To compare your Figma designs and website build using a split screen approach, you can click the Split Screen Overlay icon button to enable this comparison mode. This will activate the split screen overlay mode.

By clicking/holding and dragging the blue Split Line in the middle of each design, you can specify the amount of the original design and the live URL to be visual revealed at the same time.

Using the blend-diff overlay mode

To compare your Figma designs and website build using a blend-diff approach, you can click the Blend-Diff Overlay icon button to enable this comparison mode. This will activate the blend-diff overlay mode.

By clicking/holding and dragging the Overlay Opacity slider, you can specify the amount of transparency between the original design and the live URL.

Using the draggable overlay mode

To manually adjust the positioning of the overlay for all of your designs, you can click the Draggable Overlay icon button to enable this comparison mode.
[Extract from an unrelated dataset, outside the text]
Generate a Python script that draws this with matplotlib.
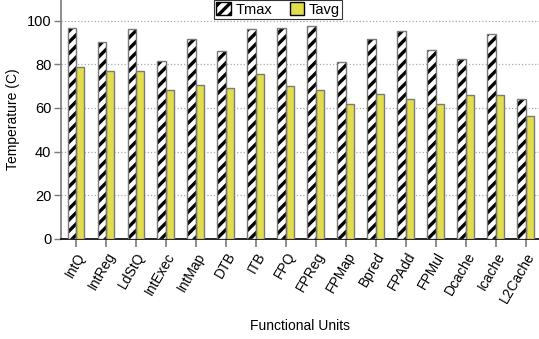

This will activate the draggable overlay overlay mode.

By clicking/holding and dragging the Overlay Opacity slider, you can specify the amount of transparency between the original design and the live URL.

Using the measure pixels ruler

To measure the distance between any elements on your page with a pixel ruler, you can click the Measure Pixels icon button to enable this measurement mode. This will activate the measure pixels mode.

While this mode is active, you can measure the pixel distance on the page by by clicking/holding and dragging your mouse cursor between any two points on the page.

By clicking/holding and dragging the Overlay Opacity slider, you can specify the amount of transparency between the original design and the live URL.

Using with a hot reload enabled development environment

If your local development URLs are running on an implmentation of Hot Module Replacement (HMR) you will see the frames in the Pixelay web app update automatically in real time (as they’re pointing to your development URLs in iFrames) without needing to refresh the Pixelay web app URL itself.

Any changes that you make locally in your code editor will be reflected in the Pixelay web app when you save those files and HMR kicks-in to inject those changes to your URLs.